Defamatory remarks against a person usually don’t cause them much loss unless their source of livelihood depends on their reputation. The same is however not true for businesses. Many businesses usually thrive on a good reputation. If say someone writes a negative review about your restaurant, it can cause a decline in the number of people visiting the restaurant. This in turn could lead to direct losses in business.

So, how do you respond to people who defame your business, especially those who do it in online forums?

1. Don’t Remove the Comments Too Fast
As soon as you see defamatory statements on websites such as Yelp or TripAdvisor, your first instinct will probably be to remove them. Why expose your business to more negative attention than is necessary, right? But this may not be the smartest move. Removing negative reviews as soon as they are made gives the impression that you have something to hide.

2. Respond Rationally
Often, people who write negative reviews rant in an irrational manner. The best way to respond to them is to be rational and gracious. Don’t stoop to their level and start posting offensive or extremely defensive remarks. Accept constructive criticism where it is due and correct the wrongs you may have committed against the reviewer. If you can, add some humor to your response to lighten the mood and bring the matter to an end.

3. Seek Legal Remedies
You may also choose to seek legal remedies as a last resort. Legal battles are usually long and demanding, and could even cause you more damage to your business than simply letting go. So unless the defamatory statements are costing your business a lot, refrain from suing the offender.
If you choose to sue the other party, it is important that you hire the best lawyer.

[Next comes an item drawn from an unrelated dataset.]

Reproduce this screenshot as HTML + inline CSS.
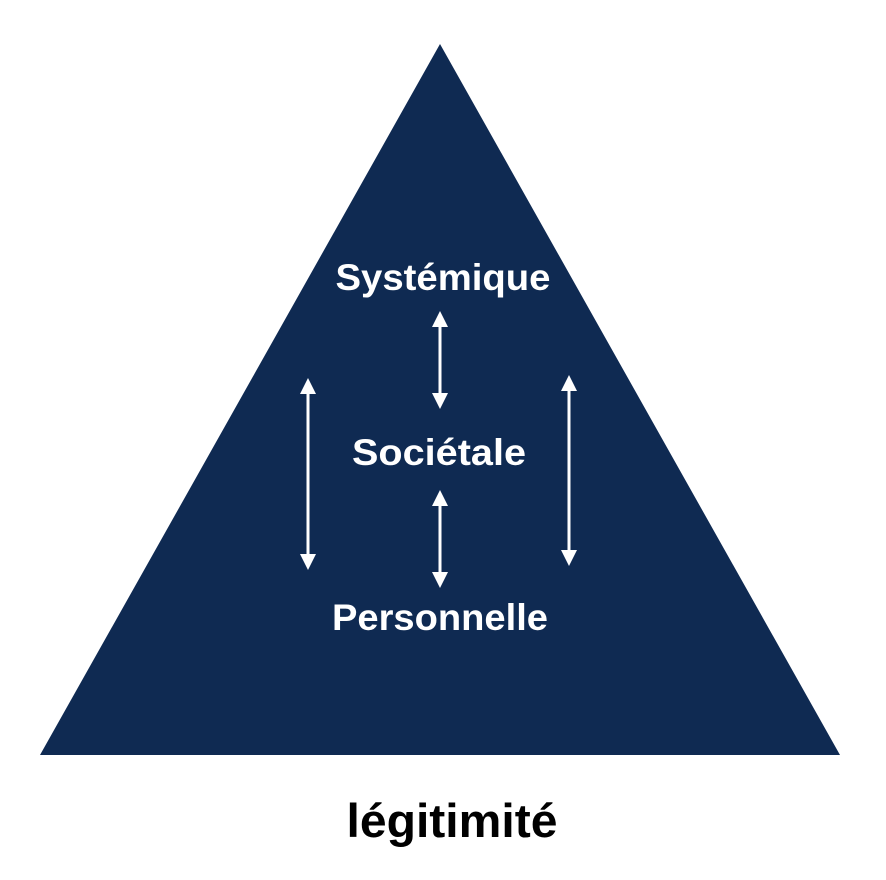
<!DOCTYPE html>
<html><head><meta charset="utf-8"><style>html,body{margin:0;padding:0;background:#fff;width:886px;height:880px;overflow:hidden}</style></head>
<body>
<svg width="886" height="880" viewBox="0 0 886 880" xmlns="http://www.w3.org/2000/svg">
<polygon points="440,44 840,755 40,755" fill="#0f2a52"/>
<g font-family="Liberation Sans, sans-serif" font-weight="bold" fill="#fff" text-anchor="middle">
<text x="443" y="290" font-size="37" textLength="215" lengthAdjust="spacingAndGlyphs">Systémique</text>
<text x="439" y="465" font-size="37" textLength="174" lengthAdjust="spacingAndGlyphs">Sociétale</text>
<text x="440" y="630" font-size="37" textLength="216" lengthAdjust="spacingAndGlyphs">Personnelle</text>
</g>
<text x="452" y="837" font-family="Liberation Sans, sans-serif" font-weight="bold" font-size="47" fill="#000" text-anchor="middle" textLength="211" lengthAdjust="spacingAndGlyphs">légitimité</text>
<g stroke="#fff" stroke-width="3">
<line x1="440" y1="322" x2="440" y2="398"/>
<line x1="440" y1="501" x2="440" y2="577"/>
<line x1="308" y1="389" x2="308" y2="559"/>
<line x1="569" y1="386" x2="569" y2="555"/>
</g>
<g fill="#fff">
<polygon points="440,311 432,327 448,327"/><polygon points="440,409 432,393 448,393"/>
<polygon points="440,490 432,506 448,506"/><polygon points="440,588 432,572 448,572"/>
<polygon points="308,378 300,394 316,394"/><polygon points="308,570 300,554 316,554"/>
<polygon points="569,375 561,391 577,391"/><polygon points="569,566 561,550 577,550"/>
</g>
</svg>
</body></html>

Here are a few tips on how to find the best lawyer for a defamation suit.

1. Choose an Expert
If you have to choose between a lawyer who specializes in defamation and a general lawyer, by all means pick the expert. This is because they have dealt with many other defamation suits and they know exactly what is needed to win such cases. Better yet, nothing will come as a surprise to them since they are used to defamation battles.

2. Pick One who Makes your Case a Priority
Although large law firms are thought to be the best, they may not pay each case the attention it needs. It is better to go to a smaller firm that will make your case a priority and give it attention.

Conclusion

Although defamation suits are not all that common in Singapore, they still happen regularly. If you fall prey to defamatory remarks, try to solve the matter out of court. Only choose to sue the offender when worst comes to worst. And before you sue, first make sure that the statements are not true or else your case will be rather weak.